Il Tribunale di Milano, accogliendo il ricorso di un lavoratore per la declaratoria di nullità del licenziamento intimatogli entro l’anno dal matrimonio, si è pronunciato sul principio di parità di trattamento tra uomo e donna.
Il Giudice, preso atto che l’azienda non ha provato in giudizio l’esistenza di alcuna giusta causa di licenziamento tale da impedire la prosecuzione, pur provvisoria, del rapporto contrattuale, ha dichiarato in ogni caso estensibile, anche ai lavoratori uomini, la disposizione dell’art. 35 della Legge n. 198/2006 (Codice delle pari opportunità tra uomo e donna), norma che presume la nullità dei licenziamenti intimati alla lavoratrice entro un anno dalla celebrazione delle nozze.
Pur specificando che tale disciplina è ancora riservata alle donne – e ciò per espressa indicazione del testo letterale dell’art. 35 cit. che si riferisce alla sola “lavoratrice” -, il Giudice del Lavoro ha ritenuto necessario adeguarne l’interpretazione alla normativa europea e, in particolare, alla direttiva n. 76/207/CE, che ha introdotto il principio di parità tra uomo e donna.
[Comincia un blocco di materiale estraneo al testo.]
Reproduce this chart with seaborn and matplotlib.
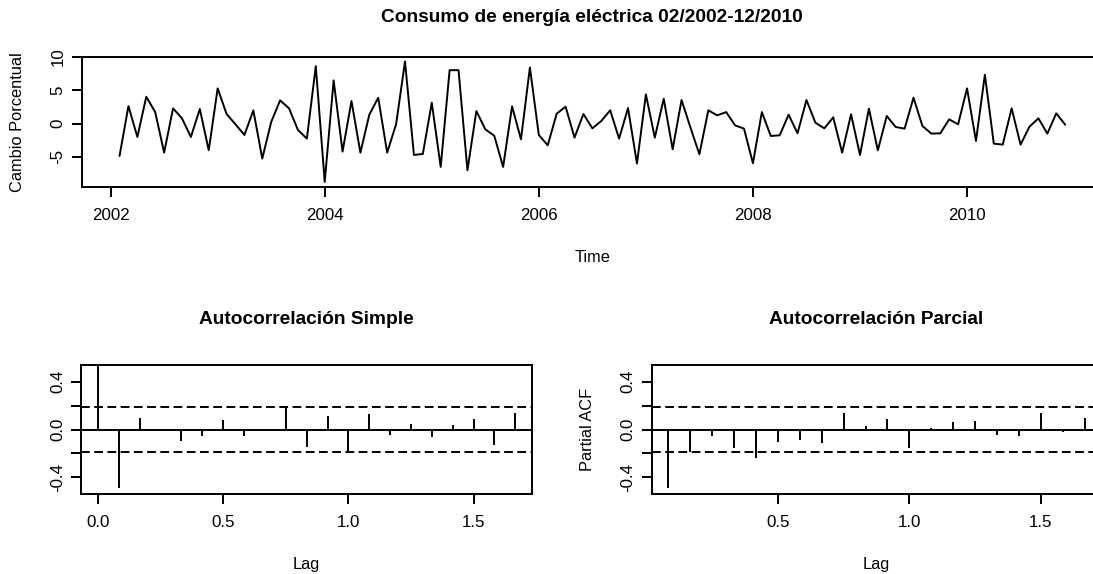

Come auspicato – e deciso – nella pronuncia giudiziale, il contenuto dell’art. 35 dovrebbe essere ispirato ad una reale parità tra uomo e donna, non potendo l’utilizzo del femminile – un mero “retaggio del passato” (così in sentenza) – legittimare un trattamento discriminatorio fondato sul sesso.
Peraltro, aggiunge il provvedimento del Tribunale milanese, riconoscere una tutela profondamente differente fra uomo e donna in tema di licenziamento intimato per causa di matrimonio, risulterebbe in contrasto, oltre che con le direttive europee, anche con quel tessuto normativo nazionale che già prevede tutele omogenee dei lavoratori e delle lavoratrici. Si pensi, ad esempio, alle previsioni in tema di maternità/paternità e congedi parentali, che confermano la necessità di estendere la tutela in discorso anche ai lavoratori uomini.